When I thought about it afterwards, I could have written a book. In the time it took me to research, compile, write, and produce two years of quarterly status reports, I could have written a full-fledged business book.
Our firm had a project that was flailing (and failing). We had gone through several Project Managers, none of which were able to right the ship. I was next on the rescue wagon/chopping block with instructions to fix it or shut it down.
It didn’t take me long to determine the problem. No, our team wasn’t innocent in how matters got to this point. But neither was the client. It was obvious that the client’s Project Manager did not like us, and it appeared that he wanted us to fail. (How is that for judicious use of an organization’s time, effort, and treasure?)
No matter what we tried, there was no righting this ship. It was obvious (certainly to me) that I was not the right person to negotiate the project shutdown. We brought in some heavy hitters from corporate and the negotiations proceeded. I became our firm’s point man to uncover details to be used in the negotiations, to keep our staff from bolting before the final solution was agreed upon, and to wrap up any loose ends.
So, what does all this have to do with writing a book and quarterly status reports, you ask?
Well, there was one giant, in-your-face, loose end remaining. Apparently, our previous men and women in charge had failed to complete a contractual deliverable related to the project management obligations in the contract – the quarterly status reports. As the current onsite manager, I was tasked to complete all missing status reports going back two years. Then, and only then, would the client pay for that portion of the project. At that point we could close out the project in a face-saving way for both organizations.
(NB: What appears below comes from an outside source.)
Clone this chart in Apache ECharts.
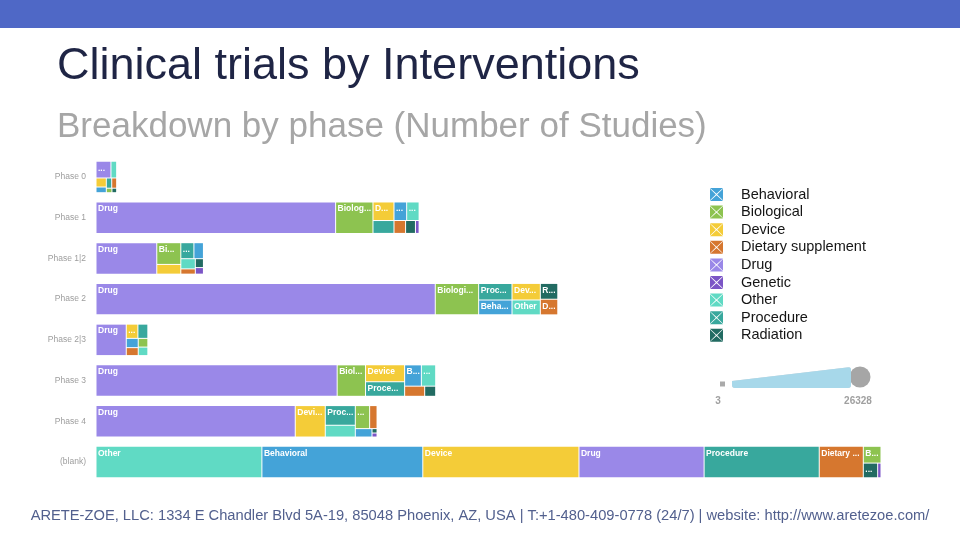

Do you know how challenging it is to write eight status reports, spanning two years of project work, when you were not part of the project and had only a modicum of the history? I thought it would be tedious, but not difficult, given that the monthly reports had been produced timely.
Was I wrong! The contractual format of the quarterly report had sections that could not be taken from the monthly status information. Forecasting each “next” quarter in hindsight made no sense. Filling in details that were not elaborated elsewhere required interviewing client and project staff – many who were no longer on the project. Some of the missing information needed to be deciphered from past versions of the project schedule, all of which contained more than 10,000 tasks.
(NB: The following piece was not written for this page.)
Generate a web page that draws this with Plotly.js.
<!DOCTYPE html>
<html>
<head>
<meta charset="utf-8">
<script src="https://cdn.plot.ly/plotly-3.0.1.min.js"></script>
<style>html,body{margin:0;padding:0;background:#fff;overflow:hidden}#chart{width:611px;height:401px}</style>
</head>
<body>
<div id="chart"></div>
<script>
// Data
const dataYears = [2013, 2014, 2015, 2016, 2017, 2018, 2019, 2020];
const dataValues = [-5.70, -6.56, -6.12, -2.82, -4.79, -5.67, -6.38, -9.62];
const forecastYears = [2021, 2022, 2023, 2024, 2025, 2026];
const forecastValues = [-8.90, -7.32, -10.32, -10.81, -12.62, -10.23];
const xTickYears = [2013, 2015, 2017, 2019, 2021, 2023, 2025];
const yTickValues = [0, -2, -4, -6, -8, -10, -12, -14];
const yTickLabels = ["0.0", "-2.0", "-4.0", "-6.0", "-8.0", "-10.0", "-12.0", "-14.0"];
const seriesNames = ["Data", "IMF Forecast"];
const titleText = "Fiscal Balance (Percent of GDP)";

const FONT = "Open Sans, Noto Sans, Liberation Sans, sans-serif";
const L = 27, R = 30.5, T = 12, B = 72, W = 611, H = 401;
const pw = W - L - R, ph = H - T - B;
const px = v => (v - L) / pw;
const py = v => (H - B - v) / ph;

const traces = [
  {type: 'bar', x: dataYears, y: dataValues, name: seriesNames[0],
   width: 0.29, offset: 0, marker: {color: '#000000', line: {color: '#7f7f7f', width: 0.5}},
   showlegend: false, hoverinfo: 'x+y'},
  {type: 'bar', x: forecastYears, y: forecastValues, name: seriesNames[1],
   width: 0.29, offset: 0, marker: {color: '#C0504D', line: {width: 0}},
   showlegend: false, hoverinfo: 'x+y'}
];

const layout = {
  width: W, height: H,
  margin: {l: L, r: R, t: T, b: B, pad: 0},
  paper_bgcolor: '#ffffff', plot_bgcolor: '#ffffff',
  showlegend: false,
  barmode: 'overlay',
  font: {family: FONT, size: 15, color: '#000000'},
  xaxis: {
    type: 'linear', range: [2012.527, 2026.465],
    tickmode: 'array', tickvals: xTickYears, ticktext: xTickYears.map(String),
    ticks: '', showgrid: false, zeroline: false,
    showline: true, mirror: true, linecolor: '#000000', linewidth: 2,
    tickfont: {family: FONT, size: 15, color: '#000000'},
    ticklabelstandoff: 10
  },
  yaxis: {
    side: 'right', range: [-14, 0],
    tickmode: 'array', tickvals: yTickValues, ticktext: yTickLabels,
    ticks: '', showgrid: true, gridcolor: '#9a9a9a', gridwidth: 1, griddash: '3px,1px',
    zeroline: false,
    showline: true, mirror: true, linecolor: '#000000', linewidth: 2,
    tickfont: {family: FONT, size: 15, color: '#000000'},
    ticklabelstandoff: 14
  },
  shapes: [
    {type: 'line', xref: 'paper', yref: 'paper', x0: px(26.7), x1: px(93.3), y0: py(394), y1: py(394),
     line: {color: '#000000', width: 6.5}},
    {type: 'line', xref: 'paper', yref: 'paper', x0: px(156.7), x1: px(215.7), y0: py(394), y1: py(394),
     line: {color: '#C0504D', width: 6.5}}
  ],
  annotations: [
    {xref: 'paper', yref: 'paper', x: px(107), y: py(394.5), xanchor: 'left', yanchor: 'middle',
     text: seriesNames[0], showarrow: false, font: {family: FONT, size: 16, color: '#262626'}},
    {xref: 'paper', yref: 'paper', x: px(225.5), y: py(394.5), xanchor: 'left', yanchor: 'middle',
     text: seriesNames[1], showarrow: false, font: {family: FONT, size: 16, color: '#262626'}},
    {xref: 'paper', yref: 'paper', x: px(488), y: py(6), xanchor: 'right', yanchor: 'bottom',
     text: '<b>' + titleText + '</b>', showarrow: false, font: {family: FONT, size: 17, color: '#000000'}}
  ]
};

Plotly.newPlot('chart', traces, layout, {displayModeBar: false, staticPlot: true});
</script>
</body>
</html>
In fact, the whole exercise made no sense. If these reports were so vital to the health of the project (and they were designed to be exactly that), then why did the client wait until now to require them? Why did our Project Managers not think to produce these reports, which were clearly delineated in the schedule of mandatory deliverables? How had we been billing the client for the monthly reports and ignoring the quarterlies? (I had other questions as well, but they would advance this article in a positive manner.)
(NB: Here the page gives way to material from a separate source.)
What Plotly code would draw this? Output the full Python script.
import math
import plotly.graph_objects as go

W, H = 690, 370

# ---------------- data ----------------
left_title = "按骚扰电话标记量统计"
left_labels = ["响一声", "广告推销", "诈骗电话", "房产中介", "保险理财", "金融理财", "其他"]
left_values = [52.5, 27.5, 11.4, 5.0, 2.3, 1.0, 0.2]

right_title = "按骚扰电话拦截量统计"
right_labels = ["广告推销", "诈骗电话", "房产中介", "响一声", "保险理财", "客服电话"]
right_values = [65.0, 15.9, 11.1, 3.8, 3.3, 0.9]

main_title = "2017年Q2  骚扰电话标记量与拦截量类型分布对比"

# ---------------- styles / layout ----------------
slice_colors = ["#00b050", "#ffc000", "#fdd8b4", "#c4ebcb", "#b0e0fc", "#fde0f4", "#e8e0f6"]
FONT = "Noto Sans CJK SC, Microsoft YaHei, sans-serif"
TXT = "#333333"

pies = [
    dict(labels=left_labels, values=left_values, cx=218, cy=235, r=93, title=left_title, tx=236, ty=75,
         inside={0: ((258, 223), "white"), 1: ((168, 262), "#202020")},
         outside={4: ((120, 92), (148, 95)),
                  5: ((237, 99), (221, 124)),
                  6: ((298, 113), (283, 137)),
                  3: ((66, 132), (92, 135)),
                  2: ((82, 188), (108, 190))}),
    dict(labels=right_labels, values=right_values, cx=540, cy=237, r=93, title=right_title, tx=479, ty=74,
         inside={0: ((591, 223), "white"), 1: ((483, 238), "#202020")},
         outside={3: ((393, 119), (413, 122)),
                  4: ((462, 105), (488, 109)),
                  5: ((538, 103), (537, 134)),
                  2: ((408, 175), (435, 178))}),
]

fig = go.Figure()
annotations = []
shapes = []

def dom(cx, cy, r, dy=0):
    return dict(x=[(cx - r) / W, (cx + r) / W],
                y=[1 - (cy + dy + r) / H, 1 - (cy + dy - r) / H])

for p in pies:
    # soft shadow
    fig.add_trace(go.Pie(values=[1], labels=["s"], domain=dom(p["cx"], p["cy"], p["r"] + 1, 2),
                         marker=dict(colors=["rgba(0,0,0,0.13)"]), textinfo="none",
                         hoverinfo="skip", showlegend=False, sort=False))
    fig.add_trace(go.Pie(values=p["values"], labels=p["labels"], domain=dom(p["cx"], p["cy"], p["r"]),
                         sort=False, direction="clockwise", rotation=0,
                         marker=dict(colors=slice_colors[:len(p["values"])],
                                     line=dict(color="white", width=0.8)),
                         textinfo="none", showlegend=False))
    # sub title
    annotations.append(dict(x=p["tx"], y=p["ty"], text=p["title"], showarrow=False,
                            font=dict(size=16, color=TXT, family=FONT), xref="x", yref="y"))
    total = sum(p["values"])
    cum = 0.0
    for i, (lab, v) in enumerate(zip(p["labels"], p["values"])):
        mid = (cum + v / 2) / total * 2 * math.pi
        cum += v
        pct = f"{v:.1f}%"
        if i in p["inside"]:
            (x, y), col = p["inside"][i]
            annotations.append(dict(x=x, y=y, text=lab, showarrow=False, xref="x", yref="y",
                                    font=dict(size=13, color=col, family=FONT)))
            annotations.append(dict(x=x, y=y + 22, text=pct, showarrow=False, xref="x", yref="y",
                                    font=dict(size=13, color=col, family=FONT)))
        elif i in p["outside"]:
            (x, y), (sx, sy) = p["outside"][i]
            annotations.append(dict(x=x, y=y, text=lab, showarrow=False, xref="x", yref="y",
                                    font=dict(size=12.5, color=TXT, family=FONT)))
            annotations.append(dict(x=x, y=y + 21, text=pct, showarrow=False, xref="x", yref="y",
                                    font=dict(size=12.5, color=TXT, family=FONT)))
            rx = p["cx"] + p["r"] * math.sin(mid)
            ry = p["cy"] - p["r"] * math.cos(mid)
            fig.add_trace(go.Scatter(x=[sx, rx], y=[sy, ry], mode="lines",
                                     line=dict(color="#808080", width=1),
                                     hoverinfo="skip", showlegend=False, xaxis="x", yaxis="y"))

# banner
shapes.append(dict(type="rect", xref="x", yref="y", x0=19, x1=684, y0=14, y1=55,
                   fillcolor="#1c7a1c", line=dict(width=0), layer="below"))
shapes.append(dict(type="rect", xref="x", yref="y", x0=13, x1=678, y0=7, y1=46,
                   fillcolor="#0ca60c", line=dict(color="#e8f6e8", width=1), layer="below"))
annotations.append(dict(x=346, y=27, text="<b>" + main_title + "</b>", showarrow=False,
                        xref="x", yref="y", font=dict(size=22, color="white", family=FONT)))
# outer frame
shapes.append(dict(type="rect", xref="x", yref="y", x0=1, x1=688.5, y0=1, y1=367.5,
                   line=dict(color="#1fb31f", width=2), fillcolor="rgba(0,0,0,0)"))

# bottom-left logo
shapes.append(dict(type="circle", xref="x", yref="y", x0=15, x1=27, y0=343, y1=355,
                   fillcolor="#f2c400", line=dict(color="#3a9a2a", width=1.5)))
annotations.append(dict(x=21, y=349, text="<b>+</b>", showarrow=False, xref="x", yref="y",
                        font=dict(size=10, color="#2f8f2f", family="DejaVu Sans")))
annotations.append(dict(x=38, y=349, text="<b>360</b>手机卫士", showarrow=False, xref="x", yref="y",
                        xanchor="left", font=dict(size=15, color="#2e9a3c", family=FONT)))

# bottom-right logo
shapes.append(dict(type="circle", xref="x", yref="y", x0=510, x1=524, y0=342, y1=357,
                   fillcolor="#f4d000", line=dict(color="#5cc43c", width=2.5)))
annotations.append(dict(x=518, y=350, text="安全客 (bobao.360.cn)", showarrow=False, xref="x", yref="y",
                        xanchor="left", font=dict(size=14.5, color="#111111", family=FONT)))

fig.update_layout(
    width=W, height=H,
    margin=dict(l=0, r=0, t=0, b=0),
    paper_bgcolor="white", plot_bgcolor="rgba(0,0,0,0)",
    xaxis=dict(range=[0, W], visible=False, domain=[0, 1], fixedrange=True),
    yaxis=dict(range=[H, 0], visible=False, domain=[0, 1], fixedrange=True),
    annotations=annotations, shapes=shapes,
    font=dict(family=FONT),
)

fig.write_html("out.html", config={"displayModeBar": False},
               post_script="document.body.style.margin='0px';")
The main question still eluded me: Why would the client require us to produce retroactive reports that would obviously not benefit the project at this point? Answer: Because the contract required it. In fact, we were fortunate the client did not trigger the penalty clause for late deliverables.
This was the lesson for me: monitoring and controlling procurements/contract performance is the job of both the contracting organization and the contractor. It takes diligence and much effort, but the reward is a much smoother running project engagement.
Oh, and about writing that book: I calculated that at 30 pages per status report, it came to approximately 240 pages. That is the equivalent of researching, compiling, writing, and publishing a complete business book.